_Given material_

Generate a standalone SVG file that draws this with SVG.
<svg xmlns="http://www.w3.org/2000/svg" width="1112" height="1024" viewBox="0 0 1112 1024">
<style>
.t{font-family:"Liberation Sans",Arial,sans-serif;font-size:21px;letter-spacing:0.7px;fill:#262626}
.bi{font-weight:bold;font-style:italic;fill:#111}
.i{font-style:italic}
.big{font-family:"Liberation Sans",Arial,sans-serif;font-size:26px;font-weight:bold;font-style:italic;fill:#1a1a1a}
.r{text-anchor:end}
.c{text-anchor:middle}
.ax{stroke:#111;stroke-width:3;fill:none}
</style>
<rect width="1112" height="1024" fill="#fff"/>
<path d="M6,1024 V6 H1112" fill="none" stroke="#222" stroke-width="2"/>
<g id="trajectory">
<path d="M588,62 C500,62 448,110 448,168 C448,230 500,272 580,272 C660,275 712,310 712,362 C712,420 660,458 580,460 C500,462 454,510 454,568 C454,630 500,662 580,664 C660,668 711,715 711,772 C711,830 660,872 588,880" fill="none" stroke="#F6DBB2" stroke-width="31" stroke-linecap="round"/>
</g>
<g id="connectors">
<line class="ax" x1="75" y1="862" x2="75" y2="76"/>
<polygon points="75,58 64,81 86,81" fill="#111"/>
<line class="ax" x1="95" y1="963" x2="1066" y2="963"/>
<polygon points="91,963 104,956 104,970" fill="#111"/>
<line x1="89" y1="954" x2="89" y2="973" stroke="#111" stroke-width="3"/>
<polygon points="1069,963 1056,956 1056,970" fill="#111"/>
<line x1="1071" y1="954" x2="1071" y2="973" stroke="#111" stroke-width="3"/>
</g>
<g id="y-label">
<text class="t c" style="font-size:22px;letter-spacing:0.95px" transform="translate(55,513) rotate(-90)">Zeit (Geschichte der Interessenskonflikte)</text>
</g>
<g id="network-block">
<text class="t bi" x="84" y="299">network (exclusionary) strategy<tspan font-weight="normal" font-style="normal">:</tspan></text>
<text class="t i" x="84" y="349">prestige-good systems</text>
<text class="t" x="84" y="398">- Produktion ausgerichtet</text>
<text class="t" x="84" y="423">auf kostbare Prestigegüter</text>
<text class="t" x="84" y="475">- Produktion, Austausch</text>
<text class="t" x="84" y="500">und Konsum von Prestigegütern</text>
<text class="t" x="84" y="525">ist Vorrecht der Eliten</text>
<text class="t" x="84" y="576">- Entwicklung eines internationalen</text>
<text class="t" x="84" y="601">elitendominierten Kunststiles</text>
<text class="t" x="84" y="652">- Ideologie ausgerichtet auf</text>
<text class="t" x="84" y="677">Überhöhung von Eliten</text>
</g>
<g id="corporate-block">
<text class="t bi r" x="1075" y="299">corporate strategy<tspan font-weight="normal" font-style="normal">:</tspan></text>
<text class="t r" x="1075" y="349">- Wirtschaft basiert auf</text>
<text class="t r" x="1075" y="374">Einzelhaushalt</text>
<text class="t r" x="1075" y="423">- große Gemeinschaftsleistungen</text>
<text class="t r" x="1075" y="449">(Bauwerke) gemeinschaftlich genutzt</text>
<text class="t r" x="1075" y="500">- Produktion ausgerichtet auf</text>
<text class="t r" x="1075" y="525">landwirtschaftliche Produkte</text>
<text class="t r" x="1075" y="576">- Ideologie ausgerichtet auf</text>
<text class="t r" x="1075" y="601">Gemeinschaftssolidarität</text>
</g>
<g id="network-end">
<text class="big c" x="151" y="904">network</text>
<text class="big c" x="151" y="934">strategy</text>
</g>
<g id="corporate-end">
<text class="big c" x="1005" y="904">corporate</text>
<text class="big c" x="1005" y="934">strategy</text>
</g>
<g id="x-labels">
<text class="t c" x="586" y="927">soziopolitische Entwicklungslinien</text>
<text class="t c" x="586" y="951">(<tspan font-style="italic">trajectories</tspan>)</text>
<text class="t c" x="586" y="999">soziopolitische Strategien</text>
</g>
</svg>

_Instructions for the task_
Return all of the data precisely as it appears.

_Output for this task_
Generate a standalone SVG file that draws this with SVG.
<svg xmlns="http://www.w3.org/2000/svg" width="1112" height="1024" viewBox="0 0 1112 1024">
<style>
.t{font-family:"Liberation Sans",Arial,sans-serif;font-size:21px;letter-spacing:0.7px;fill:#262626}
.bi{font-weight:bold;font-style:italic;fill:#111}
.i{font-style:italic}
.big{font-family:"Liberation Sans",Arial,sans-serif;font-size:26px;font-weight:bold;font-style:italic;fill:#1a1a1a}
.r{text-anchor:end}
.c{text-anchor:middle}
.ax{stroke:#111;stroke-width:3;fill:none}
</style>
<rect width="1112" height="1024" fill="#fff"/>
<path d="M6,1024 V6 H1112" fill="none" stroke="#222" stroke-width="2"/>
<g id="trajectory">
<path d="M588,62 C500,62 448,110 448,168 C448,230 500,272 580,272 C660,275 712,310 712,362 C712,420 660,458 580,460 C500,462 454,510 454,568 C454,630 500,662 580,664 C660,668 711,715 711,772 C711,830 660,872 588,880" fill="none" stroke="#F6DBB2" stroke-width="31" stroke-linecap="round"/>
</g>
<g id="connectors">
<line class="ax" x1="75" y1="862" x2="75" y2="76"/>
<polygon points="75,58 64,81 86,81" fill="#111"/>
<line class="ax" x1="95" y1="963" x2="1066" y2="963"/>
<polygon points="91,963 104,956 104,970" fill="#111"/>
<line x1="89" y1="954" x2="89" y2="973" stroke="#111" stroke-width="3"/>
<polygon points="1069,963 1056,956 1056,970" fill="#111"/>
<line x1="1071" y1="954" x2="1071" y2="973" stroke="#111" stroke-width="3"/>
</g>
<g id="y-label">
<text class="t c" style="font-size:22px;letter-spacing:0.95px" transform="translate(55,513) rotate(-90)">Zeit (Geschichte der Interessenskonflikte)</text>
</g>
<g id="network-block">
<text class="t bi" x="84" y="299">network (exclusionary) strategy<tspan font-weight="normal" font-style="normal">:</tspan></text>
<text class="t i" x="84" y="349">prestige-good systems</text>
<text class="t" x="84" y="398">- Produktion ausgerichtet</text>
<text class="t" x="84" y="423">auf kostbare Prestigegüter</text>
<text class="t" x="84" y="475">- Produktion, Austausch</text>
<text class="t" x="84" y="500">und Konsum von Prestigegütern</text>
<text class="t" x="84" y="525">ist Vorrecht der Eliten</text>
<text class="t" x="84" y="576">- Entwicklung eines internationalen</text>
<text class="t" x="84" y="601">elitendominierten Kunststiles</text>
<text class="t" x="84" y="652">- Ideologie ausgerichtet auf</text>
<text class="t" x="84" y="677">Überhöhung von Eliten</text>
</g>
<g id="corporate-block">
<text class="t bi r" x="1075" y="299">corporate strategy<tspan font-weight="normal" font-style="normal">:</tspan></text>
<text class="t r" x="1075" y="349">- Wirtschaft basiert auf</text>
<text class="t r" x="1075" y="374">Einzelhaushalt</text>
<text class="t r" x="1075" y="423">- große Gemeinschaftsleistungen</text>
<text class="t r" x="1075" y="449">(Bauwerke) gemeinschaftlich genutzt</text>
<text class="t r" x="1075" y="500">- Produktion ausgerichtet auf</text>
<text class="t r" x="1075" y="525">landwirtschaftliche Produkte</text>
<text class="t r" x="1075" y="576">- Ideologie ausgerichtet auf</text>
<text class="t r" x="1075" y="601">Gemeinschaftssolidarität</text>
</g>
<g id="network-end">
<text class="big c" x="151" y="904">network</text>
<text class="big c" x="151" y="934">strategy</text>
</g>
<g id="corporate-end">
<text class="big c" x="1005" y="904">corporate</text>
<text class="big c" x="1005" y="934">strategy</text>
</g>
<g id="x-labels">
<text class="t c" x="586" y="927">soziopolitische Entwicklungslinien</text>
<text class="t c" x="586" y="951">(<tspan font-style="italic">trajectories</tspan>)</text>
<text class="t c" x="586" y="999">soziopolitische Strategien</text>
</g>
</svg>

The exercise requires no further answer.